Battling the blaze
Soldiers from Moose Jaw back home after battling wild fires in B.C.
Just the gusto, just be ready to get up and get at it, it’s a hard long day Cpl. Jerry Heilman
This summer has been a hot and dry one for Saskatchewan, but for two Moose Jaw based Canadian Forces reservists this month was especially warm.
Cpl. Jerry Heilman along with Master Cpl.
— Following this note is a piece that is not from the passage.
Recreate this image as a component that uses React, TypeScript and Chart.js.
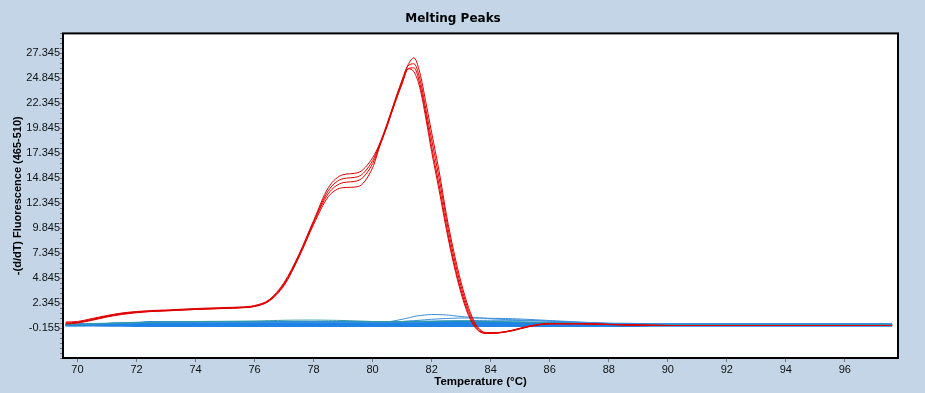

Brandon Dacunha headed west to British Columbia Sept. 1 to back up firefighters battling the wildfires that have ravaged the province.
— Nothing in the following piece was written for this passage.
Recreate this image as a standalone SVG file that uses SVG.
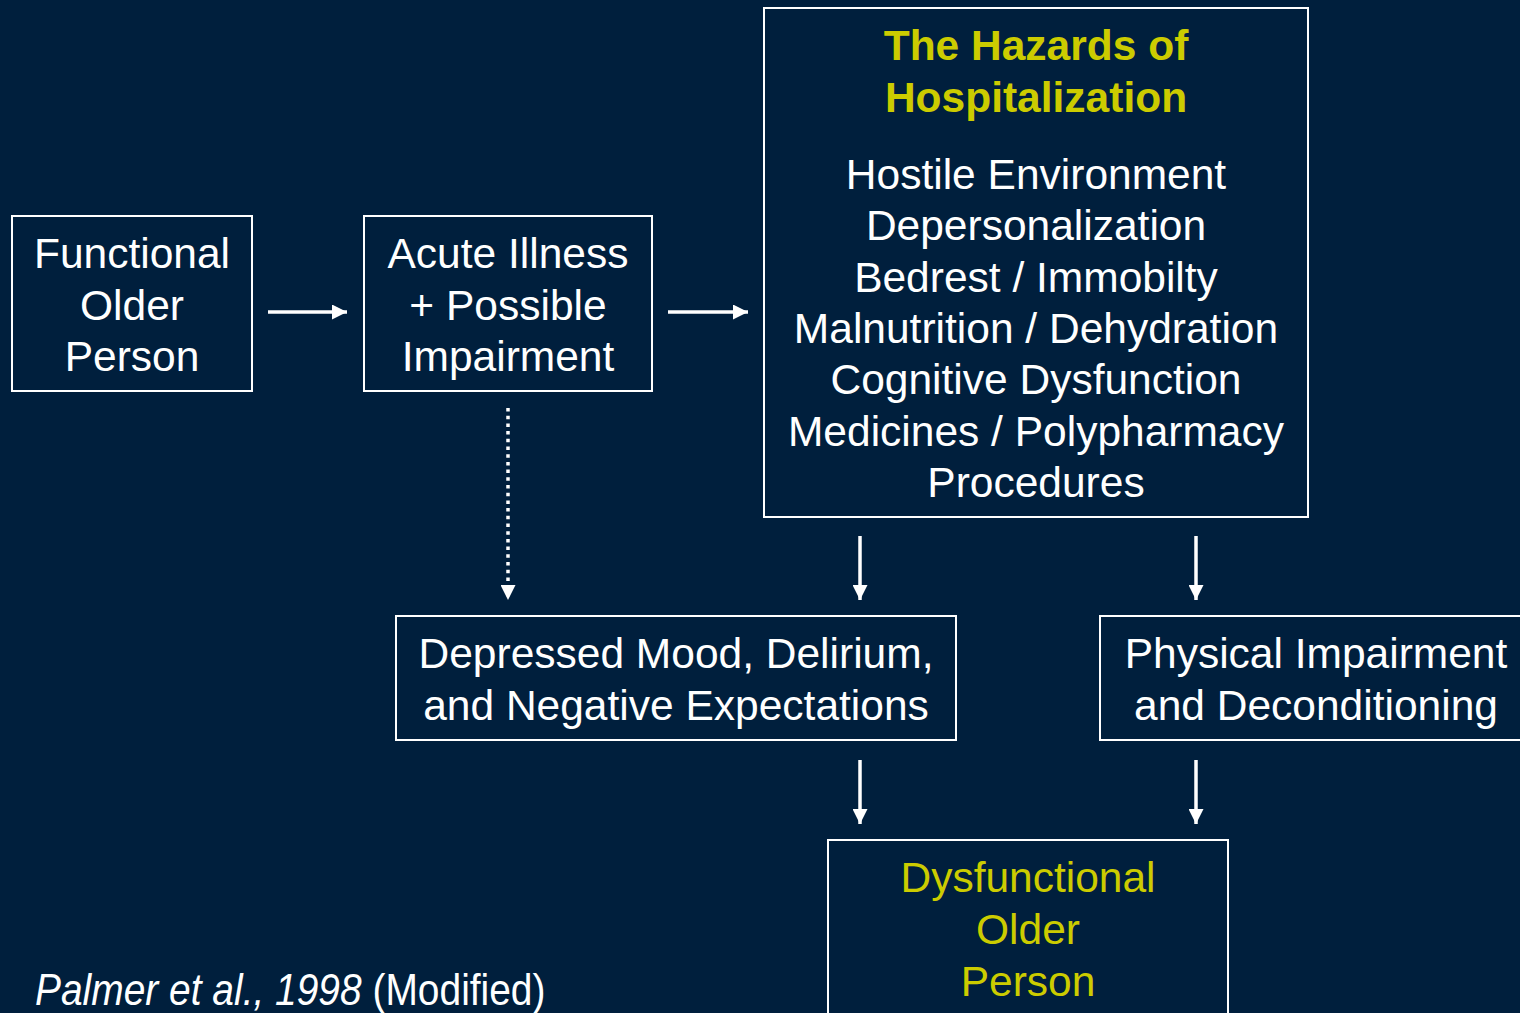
<svg xmlns="http://www.w3.org/2000/svg" width="1520" height="1013" viewBox="0 0 1520 1013">
<defs>
<style>
.box{fill:none;stroke:#fff;stroke-width:2}
.t{font-family:"Liberation Sans",Arial,sans-serif;font-size:42.5px;fill:#fff;text-anchor:middle}
.y{fill:#CCCC00}
.b{font-weight:bold}
.ln{stroke:#fff;stroke-width:3.5;fill:none}
.dot{stroke-dasharray:3.5 4.2}
.cite{font-family:"Liberation Sans",Arial,sans-serif;font-size:45px;fill:#fff}
</style>
<marker id="ah" viewBox="0 0 10 10" refX="10" refY="5" markerWidth="16" markerHeight="15" markerUnits="userSpaceOnUse" orient="auto">
<path d="M0,0 L10,5 L0,10 Z" fill="#fff"/>
</marker>
</defs>
<rect width="1520" height="1013" fill="#001F3D"/>
<g id="n-functional">
<rect class="box" x="12" y="216" width="240" height="175"/>
<text class="t" x="132" y="268">Functional</text>
<text class="t" x="132" y="320">Older</text>
<text class="t" x="132" y="371">Person</text>
</g>
<g id="n-acute">
<rect class="box" x="364" y="216" width="288" height="175"/>
<text class="t" x="508" y="268">Acute Illness</text>
<text class="t" x="508" y="320">+ Possible</text>
<text class="t" x="508" y="371">Impairment</text>
</g>
<g id="n-hazards">
<rect class="box" x="764" y="8" width="544" height="509"/>
<text class="t y b" x="1036" y="60">The Hazards of</text>
<text class="t y b" x="1036" y="112">Hospitalization</text>
<text class="t" x="1036" y="189">Hostile Environment</text>
<text class="t" x="1036" y="240">Depersonalization</text>
<text class="t" x="1036" y="292">Bedrest / Immobilty</text>
<text class="t" x="1036" y="343">Malnutrition / Dehydration</text>
<text class="t" x="1036" y="394">Cognitive Dysfunction</text>
<text class="t" x="1036" y="446">Medicines / Polypharmacy</text>
<text class="t" x="1036" y="497">Procedures</text>
</g>
<g id="n-depressed">
<rect class="box" x="396" y="616" width="560" height="124"/>
<text class="t" x="676" y="668">Depressed Mood, Delirium,</text>
<text class="t" x="676" y="720">and Negative Expectations</text>
</g>
<g id="n-physical">
<rect class="box" x="1100" y="616" width="430" height="124"/>
<text class="t" x="1316" y="668">Physical Impairment</text>
<text class="t" x="1316" y="720">and Deconditioning</text>
</g>
<g id="n-dysfunctional">
<rect class="box" x="828" y="840" width="400" height="185"/>
<text class="t y" x="1028" y="892">Dysfunctional</text>
<text class="t y" x="1028" y="944">Older</text>
<text class="t y" x="1028" y="996">Person</text>
</g>
<g id="connectors">
<line class="ln" x1="268" y1="312" x2="347" y2="312" marker-end="url(#ah)"/>
<line class="ln" x1="668" y1="312" x2="748" y2="312" marker-end="url(#ah)"/>
<line class="ln dot" x1="508" y1="408" x2="508" y2="600" marker-end="url(#ah)"/>
<line class="ln" x1="860" y1="536" x2="860" y2="600" marker-end="url(#ah)"/>
<line class="ln" x1="1196" y1="536" x2="1196" y2="600" marker-end="url(#ah)"/>
<line class="ln" x1="860" y1="760" x2="860" y2="824" marker-end="url(#ah)"/>
<line class="ln" x1="1196" y1="760" x2="1196" y2="824" marker-end="url(#ah)"/>
</g>
<g id="citation" transform="translate(35,1005) scale(0.865,1)">
<text class="cite" x="0" y="0"><tspan font-style="italic">Palmer et al., 1998</tspan> (Modified)</text>
</g>
</svg>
The two were part of Canadian Forces domestic operation LENTUS, set up by the armed forces to assist provincial and territorial governments who are in the midst of serious natural disasters.
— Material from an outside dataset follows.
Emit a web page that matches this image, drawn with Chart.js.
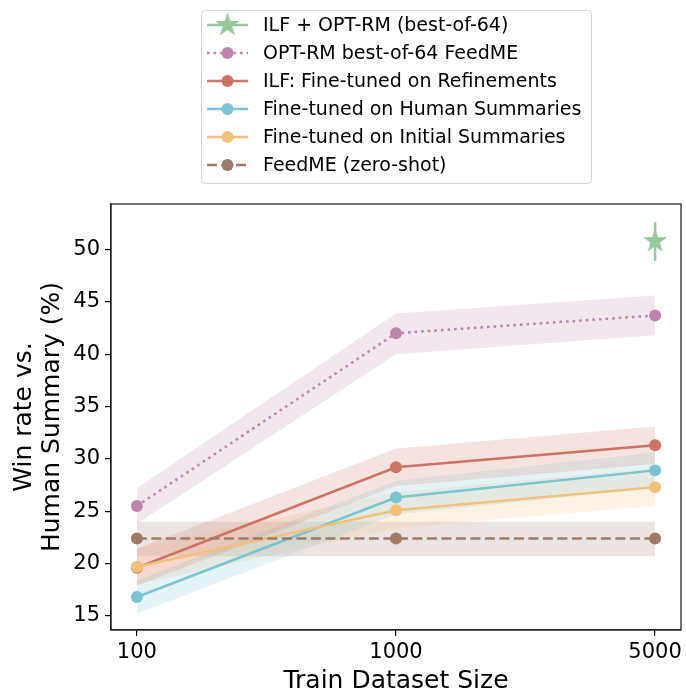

Before being sent to the front lines of the fire, the two joined other forces members for training in Edmonton, where they received instruction on how to properly use firefighting equipment and how to work safely in the dangerous environment they would be in.
Heilman, whose regular job is with SGI as a tow truck operator, said this training was brief, but provided them with the knowledge they needed to do their jobs.
Once in BC, the two mainly worked to make sure that fires would not reignite in the same area.
“The BC Wildfire Service would go in there control the fire and then we go in there, be the mop-up crew,” explained Dacunha, whose regular job is in sales at Taylor Toyota in Moose Jaw.
This work to put out potential hot spots was labour intensive.
“We would dig up coals, anywhere where there’d be smoke, (we’d dig) down to the soil and spray water on it,” Dacunha said.
Their duties also involved dealing with other potential hazards.
“Trees that were looking like they were danger trees, that could do harm to anyone coming through and they’d be cut down as well,” he said.
However, there were also times when the reservists would have to deal with more serious situations.
“There were definitely instances where crews would come upon a fire that (had) flames a couple feet high,” said Heilman. “We’d set up a pump system, we found a moss bog and we dug a sump pit into the bog and put a pump in there, and we were able to have about five to ten minutes of water at a time to fight that fire with.”
He said situations where there were actual fires were generally the ones where the adrenaline would get going.
“You see flames, everyone wants to get in there and actually attack the fire and get it out,” said Heilman. “Anytime that was presented to us the fires were out by the end of the day.”
The day would start at 6 a.m. with breakfast and would usually end around 5:30 or 6 p.m.
“Generally, at night it calms down a lot more so the crews will in general rest for the night,” explained Heilman.
He said that in order to be successful in fighting forest fires, people need to have the right attitude.
“Just the gusto, just be ready to get up and get at it, it’s a hard long day.” he said.
Some days there would be lots of hiking over some challenging terrain in order to find potential hot spots.
“The water bombers would knock down trees, so the trees would all be intertwined, so you would have to climb amongst that to find that black path and where the hotspots might be,” Heilman said.
When asked whether he would be interested in participating in a similar effort again, Heilman, who also assisted with efforts in 2011 during the Manitoba floods, was emphatic.
“Absolutely,” he replied.
Two Moose Jaw reservists with the Canadian Forces domestic operation LENTUS, went to B.C. to assist with fighting wild fires.
TOP: Jerry Heilman doing work in B.C. BOTTOM: A scene from the barracks.